> What you need to do
Locate the word "this" in the entries below, then gather every line that holds it.

## start Data shown

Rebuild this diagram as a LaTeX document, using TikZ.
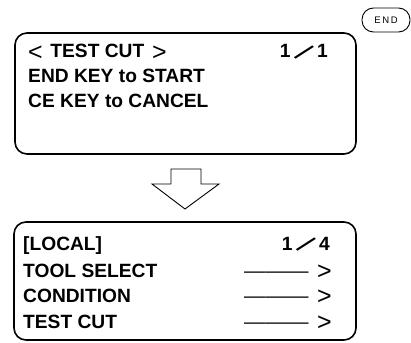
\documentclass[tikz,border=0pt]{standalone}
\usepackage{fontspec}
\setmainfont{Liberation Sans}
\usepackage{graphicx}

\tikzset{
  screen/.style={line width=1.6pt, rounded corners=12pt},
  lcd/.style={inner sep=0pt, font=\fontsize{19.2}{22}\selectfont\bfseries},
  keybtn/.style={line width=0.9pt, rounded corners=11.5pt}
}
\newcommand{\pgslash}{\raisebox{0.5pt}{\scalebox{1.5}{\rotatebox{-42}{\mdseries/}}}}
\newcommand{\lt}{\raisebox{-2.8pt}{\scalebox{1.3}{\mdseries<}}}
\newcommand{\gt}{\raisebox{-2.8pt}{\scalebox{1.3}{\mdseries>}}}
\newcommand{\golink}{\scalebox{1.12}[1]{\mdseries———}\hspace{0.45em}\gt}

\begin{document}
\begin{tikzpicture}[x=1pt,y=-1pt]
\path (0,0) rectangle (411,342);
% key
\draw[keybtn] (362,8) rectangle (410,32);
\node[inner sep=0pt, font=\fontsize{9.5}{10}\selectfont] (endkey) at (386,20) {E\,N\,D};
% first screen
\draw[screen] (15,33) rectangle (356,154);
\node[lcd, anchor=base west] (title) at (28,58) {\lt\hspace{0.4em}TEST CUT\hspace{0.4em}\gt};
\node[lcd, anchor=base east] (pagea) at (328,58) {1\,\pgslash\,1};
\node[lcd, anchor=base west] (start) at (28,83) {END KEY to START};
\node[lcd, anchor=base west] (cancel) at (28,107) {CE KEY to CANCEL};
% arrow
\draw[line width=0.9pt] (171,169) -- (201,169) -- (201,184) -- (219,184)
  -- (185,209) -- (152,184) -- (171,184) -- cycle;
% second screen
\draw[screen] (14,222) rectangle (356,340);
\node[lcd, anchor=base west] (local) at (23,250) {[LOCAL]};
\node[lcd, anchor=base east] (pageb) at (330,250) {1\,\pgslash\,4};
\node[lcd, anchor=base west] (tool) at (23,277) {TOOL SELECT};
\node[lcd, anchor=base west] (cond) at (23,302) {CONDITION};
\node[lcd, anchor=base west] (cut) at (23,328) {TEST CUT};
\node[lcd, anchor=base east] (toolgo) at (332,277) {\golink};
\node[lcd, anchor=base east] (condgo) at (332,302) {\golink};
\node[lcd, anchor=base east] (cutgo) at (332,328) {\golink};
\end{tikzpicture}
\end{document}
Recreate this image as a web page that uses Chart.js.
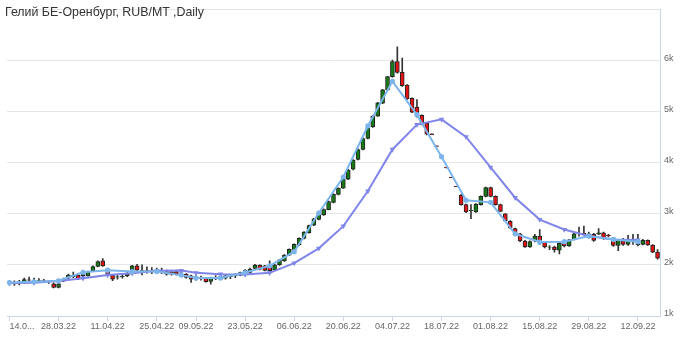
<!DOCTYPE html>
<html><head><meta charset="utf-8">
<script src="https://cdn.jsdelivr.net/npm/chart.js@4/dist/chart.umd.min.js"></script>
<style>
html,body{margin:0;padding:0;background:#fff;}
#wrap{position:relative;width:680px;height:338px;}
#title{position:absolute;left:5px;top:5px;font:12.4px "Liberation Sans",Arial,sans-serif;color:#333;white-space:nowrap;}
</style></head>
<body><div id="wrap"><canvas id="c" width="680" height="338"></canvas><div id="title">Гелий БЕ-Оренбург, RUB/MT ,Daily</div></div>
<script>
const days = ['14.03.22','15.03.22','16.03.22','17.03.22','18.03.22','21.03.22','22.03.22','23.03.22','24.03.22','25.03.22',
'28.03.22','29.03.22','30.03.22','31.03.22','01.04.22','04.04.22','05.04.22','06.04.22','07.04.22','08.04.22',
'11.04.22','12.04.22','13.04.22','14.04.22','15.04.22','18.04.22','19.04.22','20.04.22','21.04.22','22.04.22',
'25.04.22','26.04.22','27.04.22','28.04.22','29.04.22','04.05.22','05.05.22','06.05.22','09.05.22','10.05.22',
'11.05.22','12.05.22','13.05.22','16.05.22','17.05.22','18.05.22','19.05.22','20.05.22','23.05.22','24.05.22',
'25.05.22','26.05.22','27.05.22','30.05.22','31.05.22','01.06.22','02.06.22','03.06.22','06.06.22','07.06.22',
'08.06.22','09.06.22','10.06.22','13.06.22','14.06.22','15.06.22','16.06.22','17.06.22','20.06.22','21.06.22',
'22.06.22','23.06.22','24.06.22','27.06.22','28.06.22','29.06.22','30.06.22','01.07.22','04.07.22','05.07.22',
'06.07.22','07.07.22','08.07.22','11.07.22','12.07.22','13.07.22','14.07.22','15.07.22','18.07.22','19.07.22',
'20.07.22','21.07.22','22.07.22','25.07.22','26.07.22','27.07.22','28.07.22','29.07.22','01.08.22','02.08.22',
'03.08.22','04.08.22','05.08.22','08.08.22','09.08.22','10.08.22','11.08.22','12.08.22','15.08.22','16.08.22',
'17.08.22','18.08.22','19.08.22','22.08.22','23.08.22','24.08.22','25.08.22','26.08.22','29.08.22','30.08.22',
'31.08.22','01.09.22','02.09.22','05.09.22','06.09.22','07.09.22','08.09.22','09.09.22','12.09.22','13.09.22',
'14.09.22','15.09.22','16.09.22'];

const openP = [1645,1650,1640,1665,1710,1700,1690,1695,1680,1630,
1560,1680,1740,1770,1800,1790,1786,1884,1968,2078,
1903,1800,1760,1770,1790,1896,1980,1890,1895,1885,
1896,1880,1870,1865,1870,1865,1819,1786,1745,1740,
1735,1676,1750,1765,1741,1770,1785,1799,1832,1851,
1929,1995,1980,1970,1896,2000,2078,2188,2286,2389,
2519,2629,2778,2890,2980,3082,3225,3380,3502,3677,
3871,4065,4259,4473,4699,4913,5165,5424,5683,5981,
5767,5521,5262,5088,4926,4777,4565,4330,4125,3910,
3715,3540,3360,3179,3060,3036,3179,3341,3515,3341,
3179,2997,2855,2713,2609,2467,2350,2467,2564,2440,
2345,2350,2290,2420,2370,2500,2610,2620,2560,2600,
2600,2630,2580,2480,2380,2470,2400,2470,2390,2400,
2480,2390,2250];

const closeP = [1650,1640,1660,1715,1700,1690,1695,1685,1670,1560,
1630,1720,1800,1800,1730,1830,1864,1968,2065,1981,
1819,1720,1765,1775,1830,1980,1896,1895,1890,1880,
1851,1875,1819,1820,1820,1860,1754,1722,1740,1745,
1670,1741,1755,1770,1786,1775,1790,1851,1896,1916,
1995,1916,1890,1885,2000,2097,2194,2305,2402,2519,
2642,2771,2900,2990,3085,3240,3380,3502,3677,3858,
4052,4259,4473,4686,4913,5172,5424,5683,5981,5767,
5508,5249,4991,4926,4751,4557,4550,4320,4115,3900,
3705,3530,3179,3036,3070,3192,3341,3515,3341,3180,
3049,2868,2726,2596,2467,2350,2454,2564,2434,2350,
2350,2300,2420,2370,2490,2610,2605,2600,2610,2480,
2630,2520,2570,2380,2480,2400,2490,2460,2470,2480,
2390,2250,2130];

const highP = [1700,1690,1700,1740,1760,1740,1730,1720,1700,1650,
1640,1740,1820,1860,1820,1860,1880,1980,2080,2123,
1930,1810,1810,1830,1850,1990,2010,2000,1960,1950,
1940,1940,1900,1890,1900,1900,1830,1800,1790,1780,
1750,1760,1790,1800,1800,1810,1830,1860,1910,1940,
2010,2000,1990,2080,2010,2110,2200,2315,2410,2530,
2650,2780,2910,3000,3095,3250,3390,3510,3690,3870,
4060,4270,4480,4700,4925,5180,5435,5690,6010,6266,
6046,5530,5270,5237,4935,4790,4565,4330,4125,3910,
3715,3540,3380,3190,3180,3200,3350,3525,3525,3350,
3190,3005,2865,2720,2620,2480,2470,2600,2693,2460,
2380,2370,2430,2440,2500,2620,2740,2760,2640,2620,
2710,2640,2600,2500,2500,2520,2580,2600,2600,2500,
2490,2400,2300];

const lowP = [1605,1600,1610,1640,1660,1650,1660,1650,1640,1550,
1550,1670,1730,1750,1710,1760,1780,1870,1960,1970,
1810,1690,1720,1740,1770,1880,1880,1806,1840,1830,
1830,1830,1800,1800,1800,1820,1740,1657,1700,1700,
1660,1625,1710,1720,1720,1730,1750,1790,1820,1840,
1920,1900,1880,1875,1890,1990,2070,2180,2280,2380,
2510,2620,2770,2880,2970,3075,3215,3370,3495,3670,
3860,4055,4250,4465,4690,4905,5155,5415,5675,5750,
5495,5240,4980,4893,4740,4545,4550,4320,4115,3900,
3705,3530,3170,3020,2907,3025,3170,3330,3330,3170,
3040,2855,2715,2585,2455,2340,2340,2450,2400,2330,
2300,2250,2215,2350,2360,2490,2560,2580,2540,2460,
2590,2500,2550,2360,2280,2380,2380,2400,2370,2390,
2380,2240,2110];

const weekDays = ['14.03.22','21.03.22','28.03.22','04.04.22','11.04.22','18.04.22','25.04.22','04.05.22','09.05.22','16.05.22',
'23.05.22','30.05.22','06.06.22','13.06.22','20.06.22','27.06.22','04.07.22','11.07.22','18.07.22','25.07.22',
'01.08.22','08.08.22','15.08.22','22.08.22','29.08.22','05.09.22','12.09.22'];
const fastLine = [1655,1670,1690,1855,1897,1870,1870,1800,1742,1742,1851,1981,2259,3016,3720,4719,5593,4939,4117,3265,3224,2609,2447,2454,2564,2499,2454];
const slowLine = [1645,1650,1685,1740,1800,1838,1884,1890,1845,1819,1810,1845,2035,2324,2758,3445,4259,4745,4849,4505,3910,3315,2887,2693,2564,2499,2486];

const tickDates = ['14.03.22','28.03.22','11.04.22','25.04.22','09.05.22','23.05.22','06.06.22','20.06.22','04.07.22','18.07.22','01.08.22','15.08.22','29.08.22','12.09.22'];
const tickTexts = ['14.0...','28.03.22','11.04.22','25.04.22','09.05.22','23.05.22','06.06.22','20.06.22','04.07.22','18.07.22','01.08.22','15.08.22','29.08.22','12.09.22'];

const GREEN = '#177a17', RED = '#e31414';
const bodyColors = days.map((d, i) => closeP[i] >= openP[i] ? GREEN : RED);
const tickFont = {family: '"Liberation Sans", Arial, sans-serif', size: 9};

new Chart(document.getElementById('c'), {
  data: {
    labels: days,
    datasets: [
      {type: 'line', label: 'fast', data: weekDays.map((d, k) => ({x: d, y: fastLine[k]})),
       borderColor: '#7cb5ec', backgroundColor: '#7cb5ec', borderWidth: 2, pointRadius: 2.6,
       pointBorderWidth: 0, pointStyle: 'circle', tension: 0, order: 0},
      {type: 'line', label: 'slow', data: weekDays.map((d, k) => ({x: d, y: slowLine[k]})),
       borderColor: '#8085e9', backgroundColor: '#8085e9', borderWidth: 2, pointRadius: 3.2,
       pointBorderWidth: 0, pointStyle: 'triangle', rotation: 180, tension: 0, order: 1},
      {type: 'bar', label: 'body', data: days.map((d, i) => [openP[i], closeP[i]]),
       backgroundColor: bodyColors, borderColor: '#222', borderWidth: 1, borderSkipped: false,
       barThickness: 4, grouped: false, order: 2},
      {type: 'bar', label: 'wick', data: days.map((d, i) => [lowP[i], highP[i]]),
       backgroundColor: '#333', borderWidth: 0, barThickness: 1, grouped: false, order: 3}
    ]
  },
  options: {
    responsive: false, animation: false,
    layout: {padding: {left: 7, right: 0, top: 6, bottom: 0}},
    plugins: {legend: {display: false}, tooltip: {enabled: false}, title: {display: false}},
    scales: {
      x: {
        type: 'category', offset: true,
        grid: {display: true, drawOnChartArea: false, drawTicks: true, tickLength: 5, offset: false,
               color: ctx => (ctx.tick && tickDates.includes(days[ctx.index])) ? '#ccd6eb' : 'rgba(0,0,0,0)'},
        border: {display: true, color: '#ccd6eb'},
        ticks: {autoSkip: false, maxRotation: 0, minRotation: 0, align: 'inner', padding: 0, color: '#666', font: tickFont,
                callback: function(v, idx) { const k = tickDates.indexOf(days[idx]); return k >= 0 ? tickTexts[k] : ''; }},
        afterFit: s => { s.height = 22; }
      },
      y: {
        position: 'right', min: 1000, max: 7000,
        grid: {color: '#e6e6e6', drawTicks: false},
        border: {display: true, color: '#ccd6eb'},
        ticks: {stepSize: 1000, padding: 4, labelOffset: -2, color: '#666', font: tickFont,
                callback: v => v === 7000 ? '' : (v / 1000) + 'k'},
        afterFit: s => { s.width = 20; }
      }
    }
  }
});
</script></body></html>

## end Data shown

> Solved exercise
Rebuild this diagram as a LaTeX document, using TikZ.
Recreate this image as a web page that uses Chart.js.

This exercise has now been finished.